Check every line below for the word "with" and show those that hold it.

(begin)

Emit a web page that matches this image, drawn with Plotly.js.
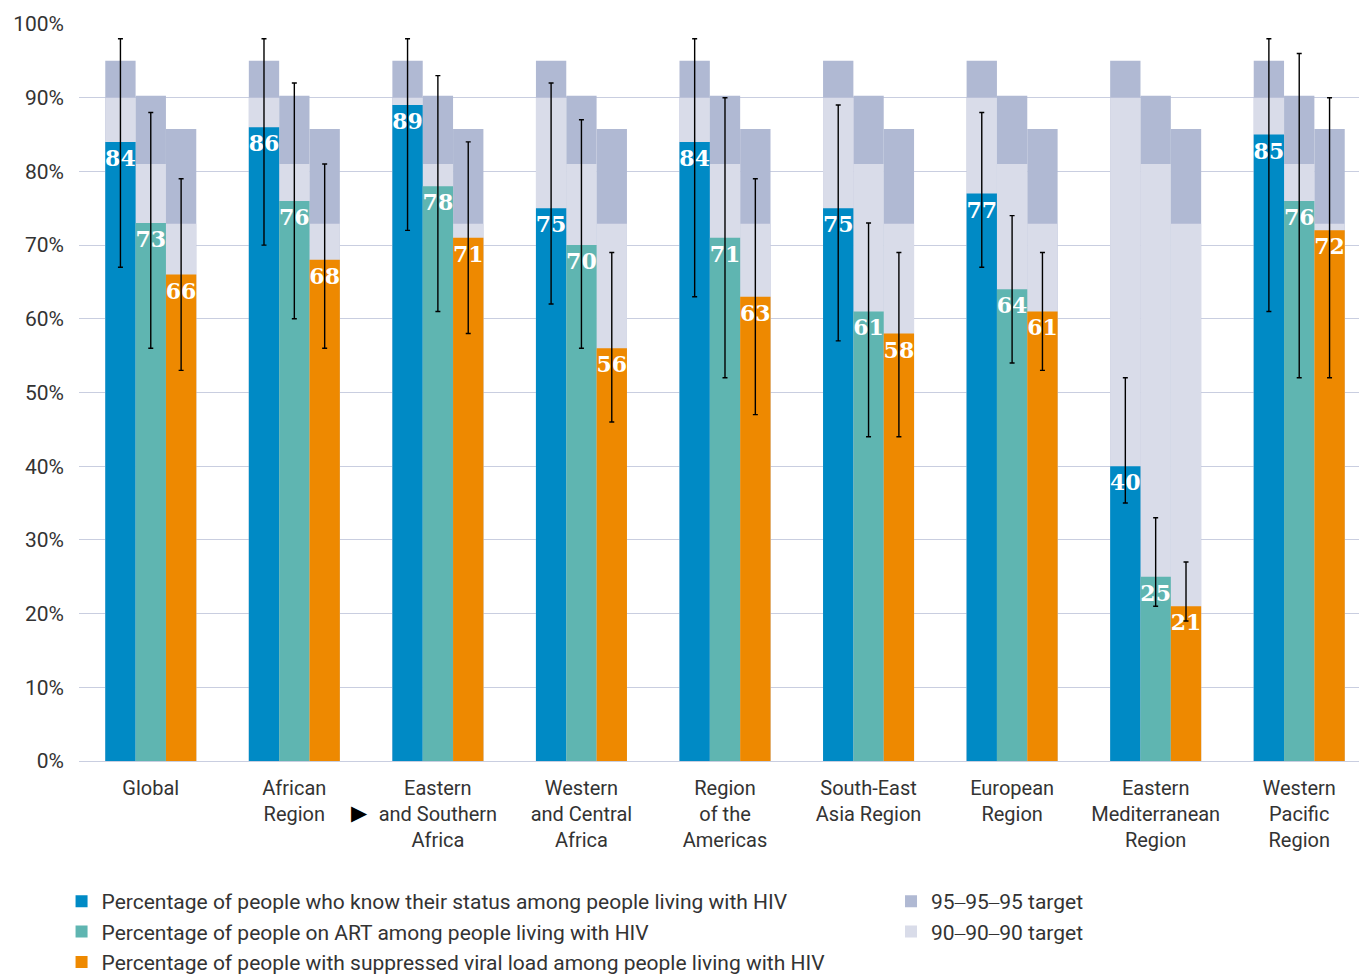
<!DOCTYPE html>
<html>
<head>
<meta charset="utf-8">
<script src="https://cdn.plot.ly/plotly-3.0.1.min.js"></script>
<style>
html, body { margin:0; padding:0; overflow:hidden; background:#fff; }
#chart { width:1371px; height:974px; }
</style>
</head>
<body>
<div id="chart"></div>
<script>
const categories = ["Global", "African<br>Region", "Eastern<br>and Southern<br>Africa", "Western<br>and Central<br>Africa", "Region<br>of the<br>Americas", "South-East<br>Asia Region", "European<br>Region", "Eastern<br>Mediterranean<br>Region", "Western<br>Pacific<br>Region"];

const knowStatus = [84, 86, 89, 75, 84, 75, 77, 40, 85];
const knowLow    = [67, 70, 72, 62, 63, 57, 67, 35, 61];
const knowHigh   = [98, 98, 98, 92, 98, 89, 88, 52, 98];

const onART   = [73, 76, 78, 70, 71, 61, 64, 25, 76];
const artLow  = [56, 60, 61, 56, 52, 44, 54, 21, 52];
const artHigh = [88, 92, 93, 87, 90, 73, 74, 33, 96];

const suppressed = [66, 68, 71, 56, 63, 58, 61, 21, 72];
const vlLow      = [53, 56, 58, 46, 47, 44, 53, 19, 52];
const vlHigh     = [79, 81, 84, 69, 79, 69, 69, 27, 90];

const target95 = [95, 90.25, 85.74];
const target90 = [90, 81, 72.9];

const seriesNames = [
  "Percentage of people who know their status among people living with HIV",
  "Percentage of people on ART among people living with HIV",
  "Percentage of people with suppressed viral load among people living with HIV"
];
const targetNames = ["95\u201295\u201295 target", "90\u201290\u201290 target"];

const colors = ["#008ac5", "#5fb5b1", "#ee8900"];
const col95 = "#b0b9d3";
const col90 = "#d9dce9";

const BW = 0.2113;
const offsets = [-0.317, -0.1057, 0.1057];

const traces = [];
for (let k = 0; k < 3; k++) {
  traces.push({
    type: "bar", x: categories, y: categories.map(() => target95[k]),
    width: BW, offset: offsets[k], marker: {color: col95, line: {width: 0}},
    name: targetNames[0], legend: "legend2", showlegend: k === 0, legendgroup: "t95",
    hoverinfo: "skip"
  });
}
for (let k = 0; k < 3; k++) {
  traces.push({
    type: "bar", x: categories, y: categories.map(() => target90[k]),
    width: BW, offset: offsets[k], marker: {color: col90, line: {width: 0}},
    name: targetNames[1], legend: "legend2", showlegend: k === 0, legendgroup: "t90",
    hoverinfo: "skip"
  });
}
const vals = [knowStatus, onART, suppressed];
const lows = [knowLow, artLow, vlLow];
const highs = [knowHigh, artHigh, vlHigh];
for (let k = 0; k < 3; k++) {
  traces.push({
    type: "bar", x: categories, y: vals[k],
    width: BW, offset: offsets[k], marker: {color: colors[k], line: {width: 0}},
    name: seriesNames[k], legend: "legend",
    text: vals[k].map(String), textposition: "inside", insidetextanchor: "end",
    textangle: 0, constraintext: "none", cliponaxis: false,
    textfont: {family: "DejaVu Serif", size: 22, color: "#ffffff", weight: "bold"},
    error_y: {
      type: "data", symmetric: false,
      array: highs[k].map((h, i) => h - vals[k][i]),
      arrayminus: lows[k].map((l, i) => vals[k][i] - l),
      color: "#000000", thickness: 1.4, width: 2.5
    }
  });
}

const layout = {
  width: 1371, height: 974,
  margin: {l: 79, r: 0, t: 24, b: 213, autoexpand: false},
  paper_bgcolor: "#ffffff", plot_bgcolor: "#ffffff",
  barmode: "overlay",
  font: {family: "Roboto", color: "#333333", size: 20},
  showlegend: true,
  xaxis: {
    type: "category", showgrid: false, ticks: "", showline: false, zeroline: false,
    tickfont: {family: "Roboto", size: 20, color: "#333333"},
    ticklabelstandoff: 13, automargin: false
  },
  yaxis: {
    range: [0, 100], dtick: 10, ticksuffix: "%", showgrid: true,
    gridcolor: "#c9cee0", gridwidth: 1, zeroline: true, zerolinecolor: "#c9cee0", zerolinewidth: 1,
    ticks: "", showline: false, automargin: false,
    tickfont: {family: "Roboto", size: 21, color: "#333333"},
    ticklabelstandoff: 14
  },
  legend: {
    x: -0.0135, y: -0.163, xanchor: "left", yanchor: "top",
    orientation: "v", font: {family: "Roboto", size: 21, color: "#333333"},
    bgcolor: "rgba(0,0,0,0)", itemwidth: 30, traceorder: "normal"
  },
  legend2: {
    x: 0.6285, y: -0.163, xanchor: "left", yanchor: "top",
    orientation: "v", font: {family: "Roboto", size: 21, color: "#333333"},
    bgcolor: "rgba(0,0,0,0)", itemwidth: 30, traceorder: "normal"
  },
  annotations: [{
    x: 2, xref: "x", y: -0.0706, yref: "paper", yanchor: "middle", xanchor: "center",
    text: "\u25B6", showarrow: false,
    xshift: -78, font: {family: "DejaVu Sans", size: 21, color: "#000000"}
  }]
};

Plotly.newPlot("chart", traces, layout, {displayModeBar: false, staticPlot: true});
</script>
</body>
</html>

(end)

The response.
Emit a web page that matches this image, drawn with Plotly.js.
  "Percentage of people who know their status among people living with HIV",
  "Percentage of people on ART among people living with HIV",
  "Percentage of people with suppressed viral load among people living with HIV"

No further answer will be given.